The paper presents new results about the correlation function of disorder insertions for a cylindrical Ising model at criticality with open and periodic (anti-periodic) bound- ary conditions. Following the theory of Kadanoff-Ceva for disorder operators, the corre- lation can be written indeed in terms of the ratio of the partition function with defects and without. In particular, the ratio considered is between the partition function with open/periodic boundary condition and the partition function with open/antiperiodic boundary conditions. Finite size corrections to the pressure are provided and shown to be consistent with CFT’s predictions.

Despite the results are new, I found the article difficult to read and in several places imprecise. Starting from the introduction, it seems confused and without a solid structure. The paper starts with ”I study the disorder correlation” without even explaining the notations of formulas (1) and (2). The author should put this results in a more general context. For instance, there should be a clearer link to Kadanoff- Ceva theory and the fermionic interpretation. Moreover,in the introduction formulas are given without explaining the variables. All this makes the article very hard to read.

Furthermore, I have the perplexities about the novelty of the paper. The core of the article is the asymptotics of the partition function using the McCoy-Wu solution for the Ising model in cylindrical boundary conditions. The author already reviewed this method (in a simplified form) in the (clearer) paper The Ising model on a cylinder: universal finite size corrections and diagonalized action, where the exposition is more formal and less sketchy. The results of Sections 2,3 are straightforwards generalizations to the anisotropic case and to the different boundary conditions of Sections 3 and 4 of the mentioned paper.

Hence, I would not recommend the publication of the submitted article. However, since the manuscript I have mentioned (i.e., The Ising model on a cylinder: universal finite size corrections and diagonalized action) seems to appear only in the arxiv, a well written review of the finite scaling of the Ising model on a cylinder with general boundary conditions (including these new results) might deserve to be published.

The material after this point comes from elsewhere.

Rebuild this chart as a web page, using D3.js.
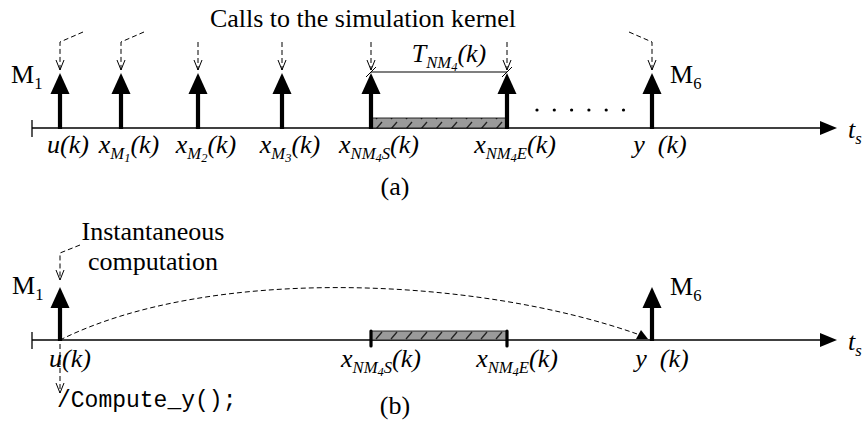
<!DOCTYPE html>
<html>
<head>
<meta charset="utf-8">
<script src="https://cdn.jsdelivr.net/npm/d3@7"></script>
</head>
<body style="margin:0">
<svg id="chart" width="864" height="430"></svg>
<script>

// DATA
// panel (a) : events on the time axis (time units), with their labels
var eventsA = ["u(k)", "x_{M_{1}}(k)", "x_{M_{2}}(k)", "x_{M_{3}}(k)", "x_{NM_{4}S}(k)", "x_{NM_{4}E}(k)", "y\u2002(k)"];
var timesA = [28, 89, 166, 250, 339, 475, 620];
// direction of the "call" leader bend (1 = up right, -1 = up left, 0 = straight)
var callBendA = [1, 1, 0, 0, 0, 0, -1];
// non measured block NM4 : start / end
var nmSpan = [339, 475];
var nmLabel = "T_{NM_{4}}(k)";
// panel (b)
var eventsB = ["u(k)", "x_{NM_{4}S}(k)", "x_{NM_{4}E}(k)", "y\u2002(k)"];
var timesB = [28, 339, 475, 620];
var arrowsB = [28, 620];
var modelLabels = ["M_{1}", "M_{6}"];
var axisEnd = 805;

// SIZES
var fontSize = 26;
var serifFam = "'Liberation Serif', 'Times New Roman', serif";

// axis y position of each panel
var yA = 128;
var yB = 340;

var svg = d3.select("#chart");

var xs = d3.scaleLinear().domain([0, axisEnd]).range([32, 837]);

// hatch pattern for the NM block
var defs = svg.append("defs");
var pat = defs.append("pattern")
    .attr("id", "hatch")
    .attr("patternUnits", "userSpaceOnUse")
    .attr("width", 15)
    .attr("height", 10)
    .attr("x", xs(nmSpan[0]) + 2)
    .attr("y", 0);
pat.append("rect").attr("width", 15).attr("height", 10).attr("fill", "#9a9a9a");
pat.append("line")
    .attr("x1", 3).attr("y1", 9).attr("x2", 9).attr("y2", 2)
    .attr("stroke", "#222").attr("stroke-width", 1.3);

// label with nested subscripts : x_{M_{1}}(k)
function texLabel(sel, str, size, italic) {
    var parts = [], level = 0, buf = "";
    for (var i = 0; i < str.length; i++) {
        var c = str[i];
        if (c == "_" && str[i + 1] == "{") {
            if (buf) parts.push({t: buf, l: level});
            buf = ""; level++; i++;
        } else if (c == "}") {
            if (buf) parts.push({t: buf, l: level});
            buf = ""; level--;
        } else buf += c;
    }
    if (buf) parts.push({t: buf, l: level});
    var offs = [0, size * 0.24, size * 0.34];
    var sizes = [size, size * 0.64, size * 0.48];
    var prev = 0;
    parts.forEach(function (p) {
        sel.append("tspan")
            .attr("dy", offs[p.l] - offs[prev])
            .style("font-family", serifFam, "important")
            .style("font-size", sizes[p.l] + "px", "important")
            .style("font-style", italic ? "italic" : "normal", "important")
            .text(p.t);
        prev = p.l;
    });
    return sel;
}

function addText(str, px, py, anchor, italic, size) {
    var t = svg.append("text")
        .attr("x", px).attr("y", py)
        .attr("text-anchor", anchor)
        .style("font-family", serifFam, "important")
        .style("font-size", (size || fontSize) + "px", "important");
    return texLabel(t, str, size || fontSize, italic);
}

function timeAxis(y0) {
    svg.append("line")
        .attr("x1", xs(0)).attr("x2", xs(axisEnd) - 16)
        .attr("y1", y0).attr("y2", y0)
        .attr("stroke", "black").attr("stroke-width", 1.3);
    svg.append("line")
        .attr("x1", xs(0)).attr("x2", xs(0))
        .attr("y1", y0 - 8).attr("y2", y0 + 9)
        .attr("stroke", "black").attr("stroke-width", 1.3);
    svg.append("path")
        .attr("d", "M" + (xs(axisEnd) - 17) + "," + (y0 - 7) + "L" + xs(axisEnd) + "," + y0 + "L" + (xs(axisEnd) - 17) + "," + (y0 + 7) + "Z")
        .attr("fill", "black");
    addText("t_{s}", xs(axisEnd) + 11, y0 + 10, "start", true);
}

// thick event arrow
function bigArrow(px, y0, tip) {
    svg.append("line")
        .attr("x1", px).attr("x2", px)
        .attr("y1", y0 + 1).attr("y2", tip + 19)
        .attr("stroke", "black").attr("stroke-width", 4.2);
    svg.append("path")
        .attr("d", "M" + (px - 9.5) + "," + (tip + 21) + "L" + px + "," + tip + "L" + (px + 9.5) + "," + (tip + 21) + "Z")
        .attr("fill", "black");
}

// dashed leader with open head
function dashedCall(px, yTop, yTip, bend) {
    var d = "M" + px + "," + yTop + "L" + px + "," + yTip;
    if (bend) d = "M" + (px + bend * 23) + "," + (yTop - 10) + "L" + px + "," + yTop + "L" + px + "," + yTip;
    svg.append("path")
        .attr("d", d)
        .attr("fill", "none")
        .attr("stroke", "black").attr("stroke-width", 1)
        .attr("stroke-dasharray", "5,3");
    svg.append("path")
        .attr("d", "M" + (px - 4) + "," + (yTip - 10) + "L" + px + "," + yTip + "L" + (px + 4) + "," + (yTip - 10))
        .attr("fill", "none")
        .attr("stroke", "black").attr("stroke-width", 1);
}

function nmBlock(y0, h) {
    svg.append("rect")
        .attr("x", xs(nmSpan[0])).attr("y", y0 - h)
        .attr("width", xs(nmSpan[1]) - xs(nmSpan[0])).attr("height", h)
        .attr("fill", "url(#hatch)")
        .attr("stroke", "black").attr("stroke-width", 0.8);
}

// ---------------- PANEL (a)
addText("Calls to the simulation kernel", 363, 27, "middle", false);
timeAxis(yA);
nmBlock(yA, 10);

timesA.forEach(function (t, i) {
    bigArrow(xs(t), yA, 73);
    dashedCall(xs(t), 42, 70, callBendA[i]);
    addText(eventsA[i], xs(t) + 8, yA + 25, "middle", true);
});

// dots
svg.selectAll("circle.dot")
    .data(d3.range(6))
    .enter()
    .append("circle")
    .attr("cx", function (d) { return 537 + d * 17.3; })
    .attr("cy", 110)
    .attr("r", 1.6)
    .attr("fill", "black");

// T_NM4 span
svg.append("line")
    .attr("x1", xs(nmSpan[0])).attr("x2", xs(nmSpan[1]))
    .attr("y1", 72).attr("y2", 72)
    .attr("stroke", "black").attr("stroke-width", 1.1);
nmSpan.forEach(function (t) {
    svg.append("line")
        .attr("x1", xs(t) - 5).attr("x2", xs(t) + 5)
        .attr("y1", 77).attr("y2", 67)
        .attr("stroke", "black").attr("stroke-width", 1);
});
addText(nmLabel, (xs(nmSpan[0]) + xs(nmSpan[1])) / 2 + 10, 62, "middle", true);

addText(modelLabels[0], 11, 83, "start", false);
addText(modelLabels[1], xs(timesA[6]) + 18, 83, "start", false);
addText("(a)", 395, 195, "middle", false);

// ---------------- PANEL (b)
timeAxis(yB);
nmBlock(yB, 9);
nmSpan.forEach(function (t) {
    svg.append("line")
        .attr("x1", xs(t)).attr("x2", xs(t))
        .attr("y1", yB - 9).attr("y2", yB + 6)
        .attr("stroke", "black").attr("stroke-width", 3.2)
        .attr("stroke-linecap", "round");
});

// propagation curve u(k) -> y(k), with a small filled head
var x0 = xs(arrowsB[0]), x1 = xs(arrowsB[1]) - 4;
svg.append("path")
    .attr("d", "M" + x0 + "," + yB + "C" + (x0 + 150) + "," + (yB - 75) + " " + (x1 - 170) + "," + (yB - 63) + " " + (x1 - 8) + "," + (yB - 5))
    .attr("fill", "none")
    .attr("stroke", "black").attr("stroke-width", 1)
    .attr("stroke-dasharray", "5,3");
svg.append("path")
    .attr("d", "M" + x1 + "," + (yB - 1) + "L" + (x1 - 12) + "," + (yB - 1) + "L" + (x1 - 7) + "," + (yB - 10) + "Z")
    .attr("fill", "black");

arrowsB.forEach(function (t) { bigArrow(xs(t), yB, 287); });

timesB.forEach(function (t, i) {
    addText(eventsB[i], xs(t) + 10, yB + 27, "middle", true);
});

addText(modelLabels[0], 12, 294, "start", false);
addText(modelLabels[1], xs(arrowsB[1]) + 18, 295, "start", false);

// instantaneous computation
addText("Instantaneous", 153, 240, "middle", false);
addText("computation", 153, 270, "middle", false);
var ux = xs(arrowsB[0]);
svg.append("path")
    .attr("d", "M" + (ux + 20) + "," + 245 + "L" + ux + "," + 253 + "L" + ux + "," + 280)
    .attr("fill", "none")
    .attr("stroke", "black").attr("stroke-width", 1)
    .attr("stroke-dasharray", "5,3");
svg.append("path")
    .attr("d", "M" + (ux - 4) + "," + 270 + "L" + ux + "," + 280 + "L" + (ux + 4) + "," + 270)
    .attr("fill", "none").attr("stroke", "black").attr("stroke-width", 1);

dashedCall(ux, yB + 4, 393, 0);
svg.append("text")
    .attr("x", 57).attr("y", 407)
    .style("font-family", "'Liberation Mono', 'Courier New', monospace", "important")
    .style("font-size", "23px", "important")
    .text("/Compute_y();");

addText("(b)", 395, 414, "middle", false);

</script>
</body>
</html>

1. Explanations about the quantities in formulas (1)-(6) are due.
2. Explain the different notations for the θ functions: θk(·,·) and θk(·|·) in formula (6).
3. In formula (7) I would emphasize that p, s are constants that do not depend on the boundary conditions.
4. There is a different notation used in formula (2) and in formulas (10)-(15): M, N instead of M, N .
5. I think formula (10) is wrong if the partition function is as in (2): I expect a 4MN in the exponent instead of MN and 2N(M − 1 instead of N(M − 1).
6. The quantity t in the matrices (12) and (14) it is not introduced: is it the critical temperature of the system or zi?
7. In the text after formula (15) there should be product instead of sum.
8. The description for the matrices B(θ) is too vague. If they are really the same as of the ones in equations (3.6a) and (3.6b) of the reference [23], why the notation has an explicit dependence on the boundary conditions?
9. The sentence after equation (44) is also too vague: which other expressions? Please mention them. Moreover, please show how you get equation (6) in more details.
10. I would not call Section 4 Conclusions but rather something like Comparisons with CFT’s predictions.
11. I would also recall results for the predictions for general cylindrical symmetry, e.g., π/24 for open boundary conditions.

Reject

1- The results are interesting and, to the best of my knowledge, new.
2- The results provide a nice addition to the existing literature on finite size scaling for the Ising model.

1- The presentation of the results can be improved.

I believe the paper can be accepted after a suitable revision (see the attached file).

See the attached file.

Ask for minor revision